What you need to do: Print, please, exactly and only the lines between the line holding "Clone this chart" and the line holding "const TICKS = [0, 0.2, 0.4, 0.6, 0.8, 1.0];", inclusive, omitting any pictures.

Records supplied:

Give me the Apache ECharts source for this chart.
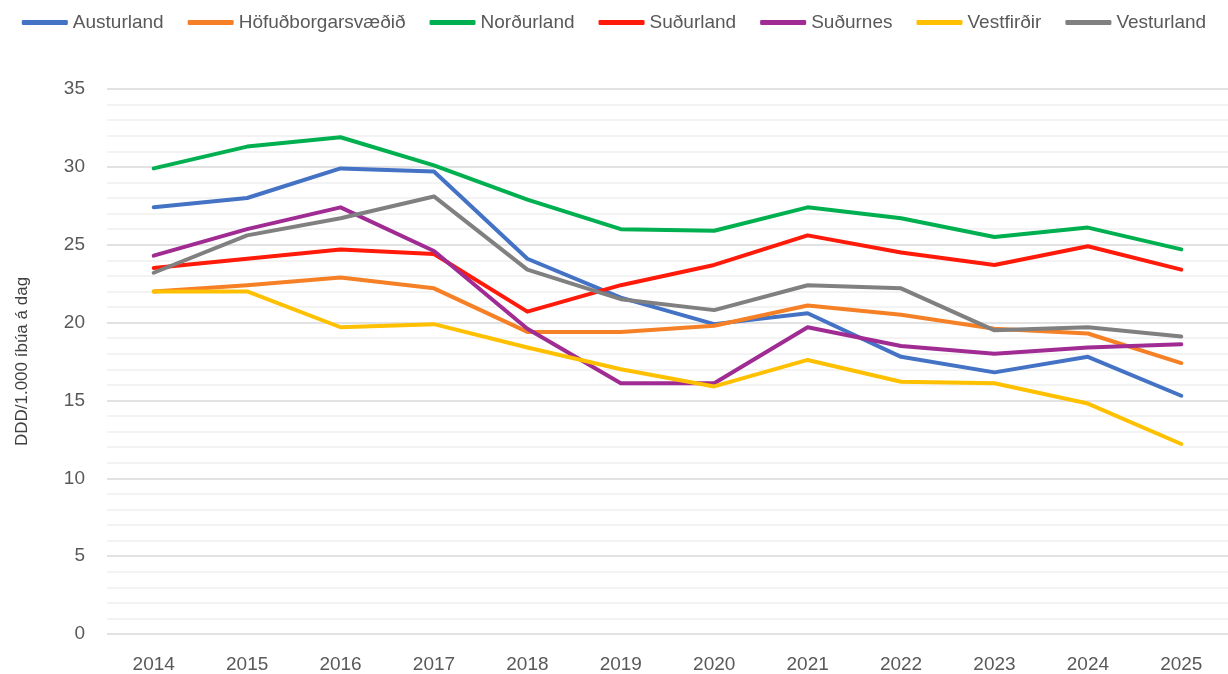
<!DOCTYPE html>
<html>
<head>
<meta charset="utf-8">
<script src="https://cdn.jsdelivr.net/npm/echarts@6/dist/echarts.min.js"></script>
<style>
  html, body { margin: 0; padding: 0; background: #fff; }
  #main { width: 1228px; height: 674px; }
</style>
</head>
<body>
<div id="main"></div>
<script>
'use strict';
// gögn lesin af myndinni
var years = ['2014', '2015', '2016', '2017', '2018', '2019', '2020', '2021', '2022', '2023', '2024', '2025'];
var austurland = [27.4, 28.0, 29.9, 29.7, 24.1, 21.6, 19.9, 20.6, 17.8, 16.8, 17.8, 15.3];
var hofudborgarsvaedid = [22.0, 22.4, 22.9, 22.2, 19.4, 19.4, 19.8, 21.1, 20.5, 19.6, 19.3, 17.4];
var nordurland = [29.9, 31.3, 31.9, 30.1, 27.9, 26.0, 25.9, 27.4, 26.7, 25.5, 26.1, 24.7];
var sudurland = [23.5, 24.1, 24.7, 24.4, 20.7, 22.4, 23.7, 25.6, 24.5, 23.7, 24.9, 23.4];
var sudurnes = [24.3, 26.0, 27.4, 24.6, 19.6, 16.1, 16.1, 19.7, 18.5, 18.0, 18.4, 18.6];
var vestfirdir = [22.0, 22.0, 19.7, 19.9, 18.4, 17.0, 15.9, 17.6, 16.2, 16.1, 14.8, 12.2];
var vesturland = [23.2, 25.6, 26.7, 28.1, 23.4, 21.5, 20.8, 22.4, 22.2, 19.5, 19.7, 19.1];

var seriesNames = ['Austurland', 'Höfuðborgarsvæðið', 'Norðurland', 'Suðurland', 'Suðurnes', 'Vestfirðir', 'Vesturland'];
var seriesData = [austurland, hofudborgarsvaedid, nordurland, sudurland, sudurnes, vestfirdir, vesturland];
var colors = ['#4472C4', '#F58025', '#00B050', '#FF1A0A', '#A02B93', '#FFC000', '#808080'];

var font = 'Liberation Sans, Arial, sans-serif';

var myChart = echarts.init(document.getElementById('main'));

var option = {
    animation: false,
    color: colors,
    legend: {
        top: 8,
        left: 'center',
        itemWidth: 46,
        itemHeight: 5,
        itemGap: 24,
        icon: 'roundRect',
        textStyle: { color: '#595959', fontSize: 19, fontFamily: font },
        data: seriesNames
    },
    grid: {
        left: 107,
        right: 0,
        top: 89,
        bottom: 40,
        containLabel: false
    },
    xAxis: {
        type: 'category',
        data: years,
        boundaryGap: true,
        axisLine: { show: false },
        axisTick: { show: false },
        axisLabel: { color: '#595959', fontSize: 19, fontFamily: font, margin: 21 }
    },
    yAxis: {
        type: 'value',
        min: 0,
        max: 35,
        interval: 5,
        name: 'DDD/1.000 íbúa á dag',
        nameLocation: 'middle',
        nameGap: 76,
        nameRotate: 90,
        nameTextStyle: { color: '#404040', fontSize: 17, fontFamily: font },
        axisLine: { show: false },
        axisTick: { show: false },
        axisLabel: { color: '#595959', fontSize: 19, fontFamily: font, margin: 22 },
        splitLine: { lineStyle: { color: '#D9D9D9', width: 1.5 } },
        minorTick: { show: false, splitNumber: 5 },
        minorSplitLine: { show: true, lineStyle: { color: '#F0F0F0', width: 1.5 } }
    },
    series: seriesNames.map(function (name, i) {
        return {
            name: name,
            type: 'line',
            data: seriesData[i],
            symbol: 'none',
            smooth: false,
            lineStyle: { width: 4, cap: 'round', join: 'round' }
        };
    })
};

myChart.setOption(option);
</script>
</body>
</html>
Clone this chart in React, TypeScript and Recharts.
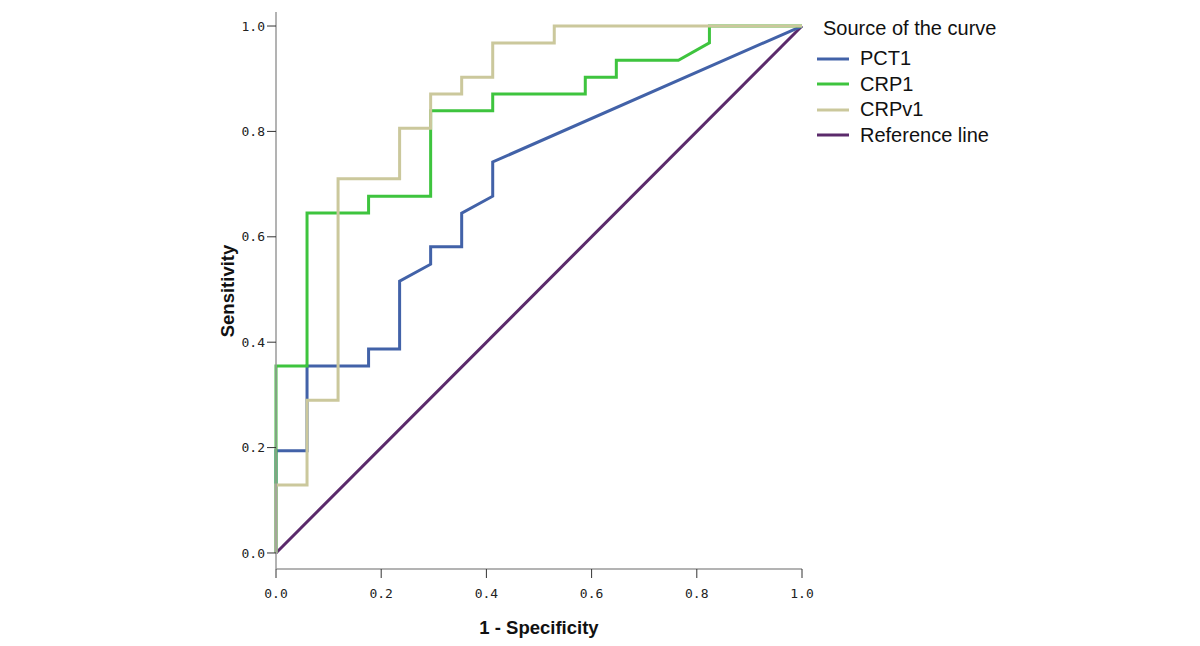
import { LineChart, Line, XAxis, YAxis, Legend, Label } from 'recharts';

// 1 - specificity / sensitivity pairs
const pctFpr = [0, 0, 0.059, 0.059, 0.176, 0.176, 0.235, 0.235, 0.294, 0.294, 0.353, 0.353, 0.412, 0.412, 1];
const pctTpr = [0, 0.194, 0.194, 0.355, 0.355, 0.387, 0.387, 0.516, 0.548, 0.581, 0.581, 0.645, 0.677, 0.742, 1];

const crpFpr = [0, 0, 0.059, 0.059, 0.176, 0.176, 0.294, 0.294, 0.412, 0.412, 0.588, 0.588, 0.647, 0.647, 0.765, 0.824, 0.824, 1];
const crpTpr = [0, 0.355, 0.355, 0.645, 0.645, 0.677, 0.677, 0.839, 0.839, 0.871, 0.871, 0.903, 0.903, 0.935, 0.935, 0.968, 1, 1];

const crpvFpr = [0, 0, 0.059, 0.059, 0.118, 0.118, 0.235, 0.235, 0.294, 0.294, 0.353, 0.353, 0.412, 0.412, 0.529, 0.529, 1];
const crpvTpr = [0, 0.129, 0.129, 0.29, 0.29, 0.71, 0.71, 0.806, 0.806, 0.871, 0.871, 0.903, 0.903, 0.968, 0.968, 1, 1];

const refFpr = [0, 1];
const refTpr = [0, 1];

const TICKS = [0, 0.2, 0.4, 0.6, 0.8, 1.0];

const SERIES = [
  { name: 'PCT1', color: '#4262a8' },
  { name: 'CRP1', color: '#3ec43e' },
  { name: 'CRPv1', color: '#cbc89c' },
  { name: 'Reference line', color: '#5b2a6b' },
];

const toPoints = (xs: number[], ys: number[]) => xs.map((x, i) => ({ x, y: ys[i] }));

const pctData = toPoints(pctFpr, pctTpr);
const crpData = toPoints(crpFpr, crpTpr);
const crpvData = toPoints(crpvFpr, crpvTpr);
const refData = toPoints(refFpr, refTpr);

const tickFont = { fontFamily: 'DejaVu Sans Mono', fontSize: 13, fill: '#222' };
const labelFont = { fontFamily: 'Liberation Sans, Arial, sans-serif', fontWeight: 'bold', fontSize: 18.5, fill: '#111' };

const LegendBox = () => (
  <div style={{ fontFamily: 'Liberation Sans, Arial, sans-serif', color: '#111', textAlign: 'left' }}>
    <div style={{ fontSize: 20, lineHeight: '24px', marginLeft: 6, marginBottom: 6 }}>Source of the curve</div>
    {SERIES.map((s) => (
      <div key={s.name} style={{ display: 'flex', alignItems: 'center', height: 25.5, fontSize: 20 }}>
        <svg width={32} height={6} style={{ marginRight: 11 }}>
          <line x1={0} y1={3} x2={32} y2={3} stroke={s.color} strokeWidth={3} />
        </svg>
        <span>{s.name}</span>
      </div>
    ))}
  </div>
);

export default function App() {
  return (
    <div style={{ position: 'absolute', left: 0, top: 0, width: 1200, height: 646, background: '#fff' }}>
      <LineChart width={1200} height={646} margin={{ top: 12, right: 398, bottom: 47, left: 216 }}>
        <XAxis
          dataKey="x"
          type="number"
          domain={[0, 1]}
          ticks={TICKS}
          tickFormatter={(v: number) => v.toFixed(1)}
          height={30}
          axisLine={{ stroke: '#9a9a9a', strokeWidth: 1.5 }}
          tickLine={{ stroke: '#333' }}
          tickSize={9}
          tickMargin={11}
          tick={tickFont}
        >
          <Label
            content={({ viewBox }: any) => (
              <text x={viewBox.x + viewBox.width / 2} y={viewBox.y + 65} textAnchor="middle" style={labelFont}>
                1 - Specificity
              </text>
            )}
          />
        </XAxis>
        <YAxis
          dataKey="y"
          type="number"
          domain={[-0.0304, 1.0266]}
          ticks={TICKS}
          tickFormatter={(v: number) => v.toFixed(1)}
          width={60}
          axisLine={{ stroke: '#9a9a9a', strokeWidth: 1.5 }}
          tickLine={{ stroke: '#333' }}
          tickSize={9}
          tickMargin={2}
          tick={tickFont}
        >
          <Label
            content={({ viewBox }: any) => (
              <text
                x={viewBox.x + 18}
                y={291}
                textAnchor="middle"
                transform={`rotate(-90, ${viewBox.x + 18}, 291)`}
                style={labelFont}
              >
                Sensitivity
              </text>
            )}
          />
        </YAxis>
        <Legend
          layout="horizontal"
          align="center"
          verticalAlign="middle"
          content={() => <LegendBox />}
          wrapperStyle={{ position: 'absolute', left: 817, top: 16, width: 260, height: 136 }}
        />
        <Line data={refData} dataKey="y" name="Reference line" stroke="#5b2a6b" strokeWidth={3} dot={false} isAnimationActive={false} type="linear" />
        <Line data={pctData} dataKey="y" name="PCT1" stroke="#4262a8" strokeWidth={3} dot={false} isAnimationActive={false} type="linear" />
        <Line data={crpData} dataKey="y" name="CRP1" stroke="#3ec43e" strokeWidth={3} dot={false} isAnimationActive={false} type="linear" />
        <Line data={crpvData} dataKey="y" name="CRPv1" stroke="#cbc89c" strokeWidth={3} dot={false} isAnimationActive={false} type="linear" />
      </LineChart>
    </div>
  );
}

Answer to this problem:
Clone this chart in React, TypeScript and Recharts.
import { LineChart, Line, XAxis, YAxis, Legend, Label } from 'recharts';

// 1 - specificity / sensitivity pairs
const pctFpr = [0, 0, 0.059, 0.059, 0.176, 0.176, 0.235, 0.235, 0.294, 0.294, 0.353, 0.353, 0.412, 0.412, 1];
const pctTpr = [0, 0.194, 0.194, 0.355, 0.355, 0.387, 0.387, 0.516, 0.548, 0.581, 0.581, 0.645, 0.677, 0.742, 1];

const crpFpr = [0, 0, 0.059, 0.059, 0.176, 0.176, 0.294, 0.294, 0.412, 0.412, 0.588, 0.588, 0.647, 0.647, 0.765, 0.824, 0.824, 1];
const crpTpr = [0, 0.355, 0.355, 0.645, 0.645, 0.677, 0.677, 0.839, 0.839, 0.871, 0.871, 0.903, 0.903, 0.935, 0.935, 0.968, 1, 1];

const crpvFpr = [0, 0, 0.059, 0.059, 0.118, 0.118, 0.235, 0.235, 0.294, 0.294, 0.353, 0.353, 0.412, 0.412, 0.529, 0.529, 1];
const crpvTpr = [0, 0.129, 0.129, 0.29, 0.29, 0.71, 0.71, 0.806, 0.806, 0.871, 0.871, 0.903, 0.903, 0.968, 0.968, 1, 1];

const refFpr = [0, 1];
const refTpr = [0, 1];

const TICKS = [0, 0.2, 0.4, 0.6, 0.8, 1.0];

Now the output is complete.